*YOUR GOAL*:
Retype the whole listing below, character for character.

*GIVEN MATERIAL*:
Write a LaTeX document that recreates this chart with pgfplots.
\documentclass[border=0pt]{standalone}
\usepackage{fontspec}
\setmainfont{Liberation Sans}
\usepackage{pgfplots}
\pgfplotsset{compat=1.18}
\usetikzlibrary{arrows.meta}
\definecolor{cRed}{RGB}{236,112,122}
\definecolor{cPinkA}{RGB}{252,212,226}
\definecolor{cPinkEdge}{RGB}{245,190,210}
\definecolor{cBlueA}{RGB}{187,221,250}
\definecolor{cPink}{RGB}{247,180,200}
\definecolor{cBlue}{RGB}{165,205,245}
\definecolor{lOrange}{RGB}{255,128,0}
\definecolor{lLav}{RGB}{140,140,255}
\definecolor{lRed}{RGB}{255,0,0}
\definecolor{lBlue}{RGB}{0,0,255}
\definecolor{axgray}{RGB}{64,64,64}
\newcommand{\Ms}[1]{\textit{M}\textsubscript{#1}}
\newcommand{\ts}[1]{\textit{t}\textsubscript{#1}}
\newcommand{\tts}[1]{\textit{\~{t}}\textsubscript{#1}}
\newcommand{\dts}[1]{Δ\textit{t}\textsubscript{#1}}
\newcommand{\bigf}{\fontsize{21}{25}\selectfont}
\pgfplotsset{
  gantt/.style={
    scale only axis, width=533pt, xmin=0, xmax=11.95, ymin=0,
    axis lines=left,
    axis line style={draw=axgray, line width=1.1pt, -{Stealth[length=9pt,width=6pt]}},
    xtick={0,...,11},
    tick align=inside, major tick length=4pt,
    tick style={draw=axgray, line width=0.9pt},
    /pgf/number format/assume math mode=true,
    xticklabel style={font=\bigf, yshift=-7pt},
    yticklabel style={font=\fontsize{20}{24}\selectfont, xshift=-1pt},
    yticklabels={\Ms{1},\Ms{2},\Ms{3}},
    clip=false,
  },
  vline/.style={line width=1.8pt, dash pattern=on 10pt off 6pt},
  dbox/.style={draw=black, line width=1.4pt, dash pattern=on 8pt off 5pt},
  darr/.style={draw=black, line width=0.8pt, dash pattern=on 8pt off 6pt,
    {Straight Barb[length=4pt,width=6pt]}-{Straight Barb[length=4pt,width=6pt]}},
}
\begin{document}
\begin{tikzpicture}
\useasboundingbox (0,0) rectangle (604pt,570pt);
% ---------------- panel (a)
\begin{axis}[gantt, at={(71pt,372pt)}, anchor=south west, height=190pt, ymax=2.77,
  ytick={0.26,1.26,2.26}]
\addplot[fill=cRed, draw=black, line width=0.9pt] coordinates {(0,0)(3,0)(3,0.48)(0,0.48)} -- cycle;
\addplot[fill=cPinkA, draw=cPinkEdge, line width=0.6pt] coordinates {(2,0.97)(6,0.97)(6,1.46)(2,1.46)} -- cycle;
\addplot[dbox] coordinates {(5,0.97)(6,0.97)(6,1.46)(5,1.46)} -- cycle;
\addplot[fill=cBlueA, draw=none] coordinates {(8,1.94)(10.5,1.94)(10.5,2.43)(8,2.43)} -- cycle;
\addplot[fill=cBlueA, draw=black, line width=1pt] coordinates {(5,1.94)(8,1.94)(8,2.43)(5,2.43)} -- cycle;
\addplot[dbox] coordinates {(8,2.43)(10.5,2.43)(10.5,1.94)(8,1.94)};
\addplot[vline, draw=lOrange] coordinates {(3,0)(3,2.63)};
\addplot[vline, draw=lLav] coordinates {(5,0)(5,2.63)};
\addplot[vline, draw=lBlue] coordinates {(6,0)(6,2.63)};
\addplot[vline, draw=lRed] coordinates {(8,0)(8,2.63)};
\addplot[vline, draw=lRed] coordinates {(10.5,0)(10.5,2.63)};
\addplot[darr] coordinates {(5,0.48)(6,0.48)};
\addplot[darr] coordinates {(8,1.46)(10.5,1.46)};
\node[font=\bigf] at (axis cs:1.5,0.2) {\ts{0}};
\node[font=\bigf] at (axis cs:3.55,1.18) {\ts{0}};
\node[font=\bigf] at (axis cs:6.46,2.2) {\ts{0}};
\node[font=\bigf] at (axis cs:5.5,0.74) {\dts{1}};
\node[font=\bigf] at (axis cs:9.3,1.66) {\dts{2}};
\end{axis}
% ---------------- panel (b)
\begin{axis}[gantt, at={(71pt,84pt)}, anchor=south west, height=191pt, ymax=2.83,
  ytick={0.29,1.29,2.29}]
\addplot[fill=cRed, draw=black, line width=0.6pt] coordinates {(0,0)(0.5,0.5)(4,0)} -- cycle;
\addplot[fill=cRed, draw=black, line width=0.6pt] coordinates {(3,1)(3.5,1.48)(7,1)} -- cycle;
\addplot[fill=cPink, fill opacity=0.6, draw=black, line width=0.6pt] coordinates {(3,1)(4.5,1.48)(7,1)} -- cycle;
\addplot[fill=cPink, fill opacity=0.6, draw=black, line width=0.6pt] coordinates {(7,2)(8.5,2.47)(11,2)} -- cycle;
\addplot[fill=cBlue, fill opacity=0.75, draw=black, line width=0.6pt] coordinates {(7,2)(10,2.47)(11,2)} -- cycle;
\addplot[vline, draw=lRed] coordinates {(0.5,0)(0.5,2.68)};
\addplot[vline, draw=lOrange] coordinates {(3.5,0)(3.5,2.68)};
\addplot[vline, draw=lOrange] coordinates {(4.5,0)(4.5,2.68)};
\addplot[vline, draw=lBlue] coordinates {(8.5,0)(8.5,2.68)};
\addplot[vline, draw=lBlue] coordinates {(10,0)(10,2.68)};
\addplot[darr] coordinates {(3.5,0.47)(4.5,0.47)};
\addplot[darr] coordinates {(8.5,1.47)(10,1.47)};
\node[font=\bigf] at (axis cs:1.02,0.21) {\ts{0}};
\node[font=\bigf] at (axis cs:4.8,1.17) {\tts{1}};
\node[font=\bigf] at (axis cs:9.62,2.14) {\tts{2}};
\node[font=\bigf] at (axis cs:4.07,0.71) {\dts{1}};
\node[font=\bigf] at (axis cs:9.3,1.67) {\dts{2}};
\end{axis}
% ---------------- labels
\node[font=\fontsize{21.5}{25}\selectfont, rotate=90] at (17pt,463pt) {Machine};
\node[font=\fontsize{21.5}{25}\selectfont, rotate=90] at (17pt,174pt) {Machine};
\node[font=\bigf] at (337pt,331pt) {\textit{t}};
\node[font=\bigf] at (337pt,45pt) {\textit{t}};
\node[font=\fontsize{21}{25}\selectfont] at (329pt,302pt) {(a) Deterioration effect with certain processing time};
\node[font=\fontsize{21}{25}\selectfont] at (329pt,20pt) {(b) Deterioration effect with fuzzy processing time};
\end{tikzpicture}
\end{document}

*RESPONSE BELOW*:
Write a LaTeX document that recreates this chart with pgfplots.
\documentclass[border=0pt]{standalone}
\usepackage{fontspec}
\setmainfont{Liberation Sans}
\usepackage{pgfplots}
\pgfplotsset{compat=1.18}
\usetikzlibrary{arrows.meta}
\definecolor{cRed}{RGB}{236,112,122}
\definecolor{cPinkA}{RGB}{252,212,226}
\definecolor{cPinkEdge}{RGB}{245,190,210}
\definecolor{cBlueA}{RGB}{187,221,250}
\definecolor{cPink}{RGB}{247,180,200}
\definecolor{cBlue}{RGB}{165,205,245}
\definecolor{lOrange}{RGB}{255,128,0}
\definecolor{lLav}{RGB}{140,140,255}
\definecolor{lRed}{RGB}{255,0,0}
\definecolor{lBlue}{RGB}{0,0,255}
\definecolor{axgray}{RGB}{64,64,64}
\newcommand{\Ms}[1]{\textit{M}\textsubscript{#1}}
\newcommand{\ts}[1]{\textit{t}\textsubscript{#1}}
\newcommand{\tts}[1]{\textit{\~{t}}\textsubscript{#1}}
\newcommand{\dts}[1]{Δ\textit{t}\textsubscript{#1}}
\newcommand{\bigf}{\fontsize{21}{25}\selectfont}
\pgfplotsset{
  gantt/.style={
    scale only axis, width=533pt, xmin=0, xmax=11.95, ymin=0,
    axis lines=left,
    axis line style={draw=axgray, line width=1.1pt, -{Stealth[length=9pt,width=6pt]}},
    xtick={0,...,11},
    tick align=inside, major tick length=4pt,
    tick style={draw=axgray, line width=0.9pt},
    /pgf/number format/assume math mode=true,
    xticklabel style={font=\bigf, yshift=-7pt},
    yticklabel style={font=\fontsize{20}{24}\selectfont, xshift=-1pt},
    yticklabels={\Ms{1},\Ms{2},\Ms{3}},
    clip=false,
  },
  vline/.style={line width=1.8pt, dash pattern=on 10pt off 6pt},
  dbox/.style={draw=black, line width=1.4pt, dash pattern=on 8pt off 5pt},
  darr/.style={draw=black, line width=0.8pt, dash pattern=on 8pt off 6pt,
    {Straight Barb[length=4pt,width=6pt]}-{Straight Barb[length=4pt,width=6pt]}},
}
\begin{document}
\begin{tikzpicture}
\useasboundingbox (0,0) rectangle (604pt,570pt);
% ---------------- panel (a)
\begin{axis}[gantt, at={(71pt,372pt)}, anchor=south west, height=190pt, ymax=2.77,
  ytick={0.26,1.26,2.26}]
\addplot[fill=cRed, draw=black, line width=0.9pt] coordinates {(0,0)(3,0)(3,0.48)(0,0.48)} -- cycle;
\addplot[fill=cPinkA, draw=cPinkEdge, line width=0.6pt] coordinates {(2,0.97)(6,0.97)(6,1.46)(2,1.46)} -- cycle;
\addplot[dbox] coordinates {(5,0.97)(6,0.97)(6,1.46)(5,1.46)} -- cycle;
\addplot[fill=cBlueA, draw=none] coordinates {(8,1.94)(10.5,1.94)(10.5,2.43)(8,2.43)} -- cycle;
\addplot[fill=cBlueA, draw=black, line width=1pt] coordinates {(5,1.94)(8,1.94)(8,2.43)(5,2.43)} -- cycle;
\addplot[dbox] coordinates {(8,2.43)(10.5,2.43)(10.5,1.94)(8,1.94)};
\addplot[vline, draw=lOrange] coordinates {(3,0)(3,2.63)};
\addplot[vline, draw=lLav] coordinates {(5,0)(5,2.63)};
\addplot[vline, draw=lBlue] coordinates {(6,0)(6,2.63)};
\addplot[vline, draw=lRed] coordinates {(8,0)(8,2.63)};
\addplot[vline, draw=lRed] coordinates {(10.5,0)(10.5,2.63)};
\addplot[darr] coordinates {(5,0.48)(6,0.48)};
\addplot[darr] coordinates {(8,1.46)(10.5,1.46)};
\node[font=\bigf] at (axis cs:1.5,0.2) {\ts{0}};
\node[font=\bigf] at (axis cs:3.55,1.18) {\ts{0}};
\node[font=\bigf] at (axis cs:6.46,2.2) {\ts{0}};
\node[font=\bigf] at (axis cs:5.5,0.74) {\dts{1}};
\node[font=\bigf] at (axis cs:9.3,1.66) {\dts{2}};
\end{axis}
% ---------------- panel (b)
\begin{axis}[gantt, at={(71pt,84pt)}, anchor=south west, height=191pt, ymax=2.83,
  ytick={0.29,1.29,2.29}]
\addplot[fill=cRed, draw=black, line width=0.6pt] coordinates {(0,0)(0.5,0.5)(4,0)} -- cycle;
\addplot[fill=cRed, draw=black, line width=0.6pt] coordinates {(3,1)(3.5,1.48)(7,1)} -- cycle;
\addplot[fill=cPink, fill opacity=0.6, draw=black, line width=0.6pt] coordinates {(3,1)(4.5,1.48)(7,1)} -- cycle;
\addplot[fill=cPink, fill opacity=0.6, draw=black, line width=0.6pt] coordinates {(7,2)(8.5,2.47)(11,2)} -- cycle;
\addplot[fill=cBlue, fill opacity=0.75, draw=black, line width=0.6pt] coordinates {(7,2)(10,2.47)(11,2)} -- cycle;
\addplot[vline, draw=lRed] coordinates {(0.5,0)(0.5,2.68)};
\addplot[vline, draw=lOrange] coordinates {(3.5,0)(3.5,2.68)};
\addplot[vline, draw=lOrange] coordinates {(4.5,0)(4.5,2.68)};
\addplot[vline, draw=lBlue] coordinates {(8.5,0)(8.5,2.68)};
\addplot[vline, draw=lBlue] coordinates {(10,0)(10,2.68)};
\addplot[darr] coordinates {(3.5,0.47)(4.5,0.47)};
\addplot[darr] coordinates {(8.5,1.47)(10,1.47)};
\node[font=\bigf] at (axis cs:1.02,0.21) {\ts{0}};
\node[font=\bigf] at (axis cs:4.8,1.17) {\tts{1}};
\node[font=\bigf] at (axis cs:9.62,2.14) {\tts{2}};
\node[font=\bigf] at (axis cs:4.07,0.71) {\dts{1}};
\node[font=\bigf] at (axis cs:9.3,1.67) {\dts{2}};
\end{axis}
% ---------------- labels
\node[font=\fontsize{21.5}{25}\selectfont, rotate=90] at (17pt,463pt) {Machine};
\node[font=\fontsize{21.5}{25}\selectfont, rotate=90] at (17pt,174pt) {Machine};
\node[font=\bigf] at (337pt,331pt) {\textit{t}};
\node[font=\bigf] at (337pt,45pt) {\textit{t}};
\node[font=\fontsize{21}{25}\selectfont] at (329pt,302pt) {(a) Deterioration effect with certain processing time};
\node[font=\fontsize{21}{25}\selectfont] at (329pt,20pt) {(b) Deterioration effect with fuzzy processing time};
\end{tikzpicture}
\end{document}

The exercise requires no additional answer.